Chinese style rice stick noodles in turkey broth.
This was originally posted shortly after Thanksgiving in 2011.
Link:
http://atthebackofthehill.blogspot.com/2011/11/left-over-turkey-cheung-fan-rice-flour.html.
火雞粉湯
RICE FLOUR NOODLES IN SOUP
Dump the turkey carcass bits and bones into a cauldron with a stalk of celery and an onion to simmer for several hours.
For a nice clear soup, strain it well. There is no orthodox way to do so.
I use the regular strainer, leaving the solids in the pot, then carefully repeat the process with a tea strainer - the same process also works for bacon grease, by the way.

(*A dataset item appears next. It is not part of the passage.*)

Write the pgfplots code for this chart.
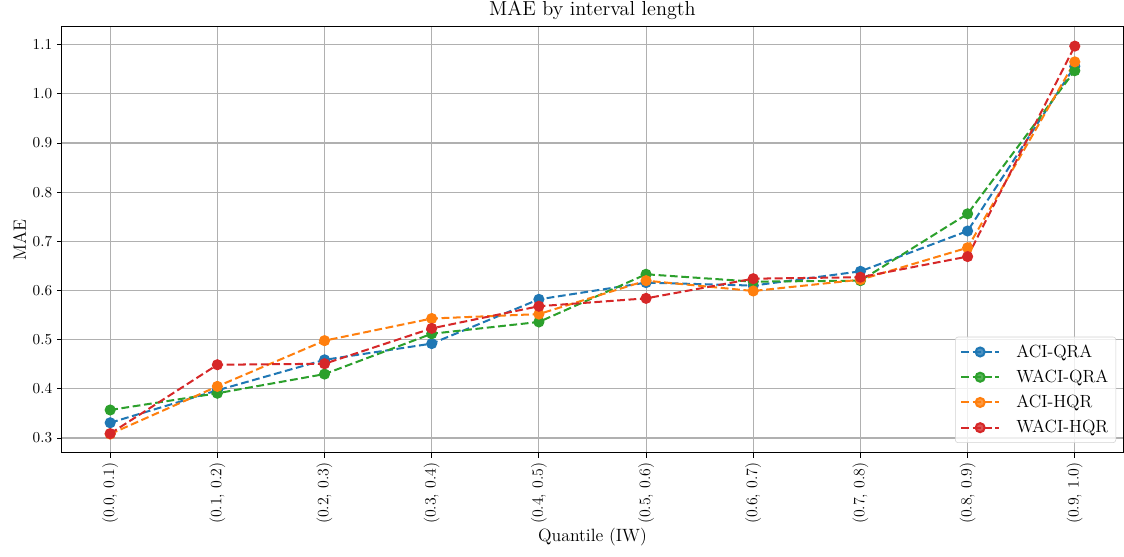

Rice flour noodles, whether the thin rice stick (mai fun 米粉), or the thick kind (ho fun 河粉) which are called 'river noodles', need very little preparation. All that is really required is a rinse, and brief period in boiling water, and draining, after which they can be dumped in a bowl. Then you inundate them with hot broth.
What you then add should be simple, flavourfull, and clean tasting.
On the day after Thanksgiving, naturally you would use chunks and thick ripped shreds of bird, with cilantro (yuen sai 芫茜) and chopped scallion (ching tsong 青葱).
Lots of cilantro - it's good for the stomach.
Some very finely minced ginger also, as well as one or two grinds of white pepper.
Rice noodles comfort the digestion, by the way.
Which you probably need the day after a turkey feast.